Christoph Landolt
This PhD project investigates the development of agentic and self-improving systems for cybersecurity. The research examines the dual-use nature of recent advances in machine learning, particularly Large Language Models (LLMs), which are increasingly capable of generating secure, high-quality code and identifying vulnerabilities. While these capabilities can enhance defensive cybersecurity, they also pose risks, as the same techniques could be leveraged by malicious actors to automate attacks or exploit flaws. To systematically study these risks, this project benchmarks offensive AI capabilities through Capture the Flag (CTF) exercises, providing a controlled environment for analyzing Al-driven adversarial behavior.

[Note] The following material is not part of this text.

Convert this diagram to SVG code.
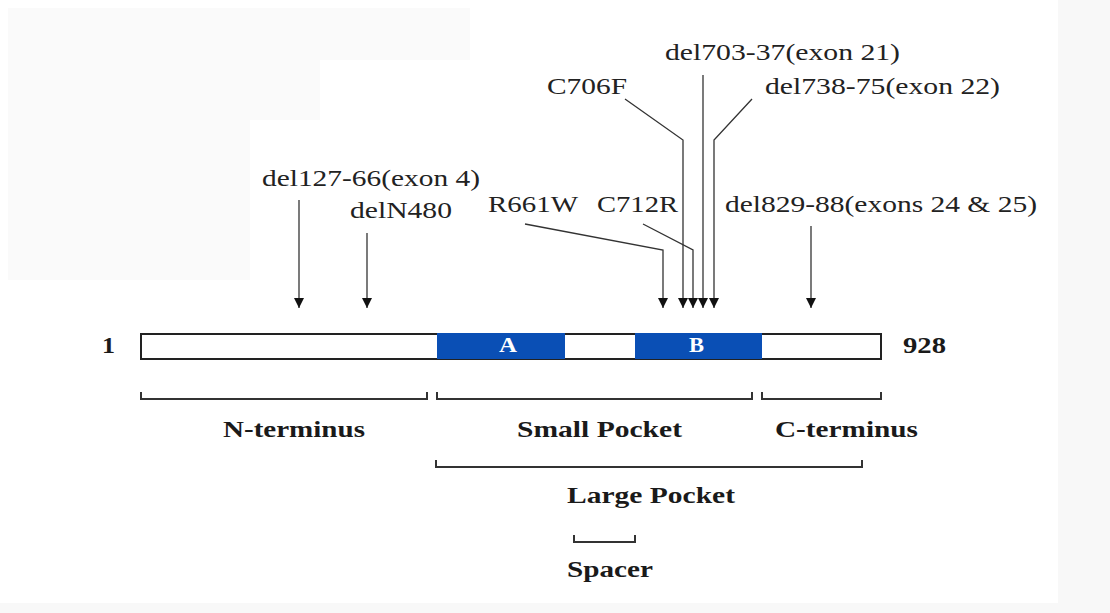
<svg xmlns="http://www.w3.org/2000/svg" width="1110" height="613" viewBox="0 0 1110 613">
  <defs>
    <marker id="arr" viewBox="0 0 10 10" refX="10" refY="5" markerWidth="10" markerHeight="10" markerUnits="userSpaceOnUse" orient="auto">
      <path d="M0,0 L10,5 L0,10 z" fill="#111"/>
    </marker>
    <style>
      .lbl { font-family: "Liberation Serif", "Times New Roman", serif; font-size: 23px; fill: #222; }
      .bold { font-family: "Liberation Serif", "Times New Roman", serif; font-size: 23px; font-weight: bold; fill: #1a1a1a; }
      .dom { font-family: "Liberation Serif", "Times New Roman", serif; font-size: 20px; font-weight: bold; fill: #ffffff; }
      .lead { fill: none; stroke: #333; stroke-width: 1.3; }
      .brk { fill: none; stroke: #333; stroke-width: 2; }
    </style>
  </defs>

  <rect x="0" y="0" width="1110" height="613" fill="#ffffff"/>
  <path d="M8,8 H470 V60 H320 V120 H250 V280 H8 Z" fill="#fafafa"/>
  <rect x="1058" y="0" width="52" height="613" fill="#f8f8f8"/>
  <rect x="0" y="603" width="1110" height="10" fill="#f8f8f8"/>

  <g id="protein-bar">
    <rect x="141" y="334" width="740" height="25" fill="#ffffff" stroke="#222" stroke-width="2"/>
    <text class="bold" x="102" y="353" textLength="13" lengthAdjust="spacingAndGlyphs">1</text>
    <text class="bold" x="903" y="353" textLength="43" lengthAdjust="spacingAndGlyphs">928</text>
  </g>
  <g id="domain-A">
    <rect x="437" y="333" width="128" height="26" fill="#0a4fb5"/>
    <text class="dom" x="499" y="352" textLength="18" lengthAdjust="spacingAndGlyphs">A</text>
  </g>
  <g id="domain-B">
    <rect x="635" y="333" width="127" height="26" fill="#0a4fb5"/>
    <text class="dom" x="689" y="352" textLength="15" lengthAdjust="spacingAndGlyphs">B</text>
  </g>

  <g id="connectors">
    <path class="lead" d="M299,200 V308" marker-end="url(#arr)"/>
    <path class="lead" d="M367,233 V308" marker-end="url(#arr)"/>
    <path class="lead" d="M525,224 L663,250 V308" marker-end="url(#arr)"/>
    <path class="lead" d="M625,99 L683,140 V308" marker-end="url(#arr)"/>
    <path class="lead" d="M643,224 L693,250 V308" marker-end="url(#arr)"/>
    <path class="lead" d="M703,75 V308" marker-end="url(#arr)"/>
    <path class="lead" d="M752,99 L714,140 V308" marker-end="url(#arr)"/>
    <path class="lead" d="M811,226 V308" marker-end="url(#arr)"/>
  </g>

  <g id="mut-del127">
    <text class="lbl" x="262" y="186" textLength="218" lengthAdjust="spacingAndGlyphs">del127-66(exon 4)</text>
  </g>
  <g id="mut-delN480">
    <text class="lbl" x="350" y="218" textLength="102" lengthAdjust="spacingAndGlyphs">delN480</text>
  </g>
  <g id="mut-R661W">
    <text class="lbl" x="488" y="212" textLength="90" lengthAdjust="spacingAndGlyphs">R661W</text>
  </g>
  <g id="mut-C706F">
    <text class="lbl" x="547" y="94" textLength="80" lengthAdjust="spacingAndGlyphs">C706F</text>
  </g>
  <g id="mut-C712R">
    <text class="lbl" x="597" y="212" textLength="81" lengthAdjust="spacingAndGlyphs">C712R</text>
  </g>
  <g id="mut-del703">
    <text class="lbl" x="665" y="60" textLength="235" lengthAdjust="spacingAndGlyphs">del703-37(exon 21)</text>
  </g>
  <g id="mut-del738">
    <text class="lbl" x="765" y="94" textLength="235" lengthAdjust="spacingAndGlyphs">del738-75(exon 22)</text>
  </g>
  <g id="mut-del829">
    <text class="lbl" x="725" y="212" textLength="312" lengthAdjust="spacingAndGlyphs">del829-88(exons 24 &amp; 25)</text>
  </g>

  <g id="region-N-terminus">
    <path class="brk" d="M141,392 V399 H427 V392"/>
    <text class="bold" x="223" y="437" textLength="142" lengthAdjust="spacingAndGlyphs">N-terminus</text>
  </g>
  <g id="region-small-pocket">
    <path class="brk" d="M437,392 V399 H752 V392"/>
    <text class="bold" x="517" y="437" textLength="165" lengthAdjust="spacingAndGlyphs">Small Pocket</text>
  </g>
  <g id="region-C-terminus">
    <path class="brk" d="M762,392 V399 H881 V392"/>
    <text class="bold" x="775" y="437" textLength="143" lengthAdjust="spacingAndGlyphs">C-terminus</text>
  </g>
  <g id="region-large-pocket">
    <path class="brk" d="M436,460 V467 H862 V460"/>
    <text class="bold" x="567" y="503" textLength="168" lengthAdjust="spacingAndGlyphs">Large Pocket</text>
  </g>
  <g id="region-spacer">
    <path class="brk" d="M574,535 V542 H635 V535"/>
    <text class="bold" x="567" y="577" textLength="86" lengthAdjust="spacingAndGlyphs">Spacer</text>
  </g>
</svg>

Building on these insights, the project aims to design autonomous agents that are robust, adaptive, and resilient in adversarial environments. By integrating generative AI, multi-agent systems, and game-theoretic approaches, the research develops frameworks that enable agents to anticipate, withstand, and counter cyber threats. Generative models are employed both to simulate adversarial strategies and to develop effective defensive measures, while the multi-agent perspective enables modeling of cooperative and competitive interactions that reflect real-world cyber conflicts.
Ultimately, this research seeks to advance AI safety in cybersecurity by developing methods that strengthen the resilience of intelligent systems against evolving threats, providing both theoretical contributions and practical frameworks for secure autonomous operation in adversarial domains.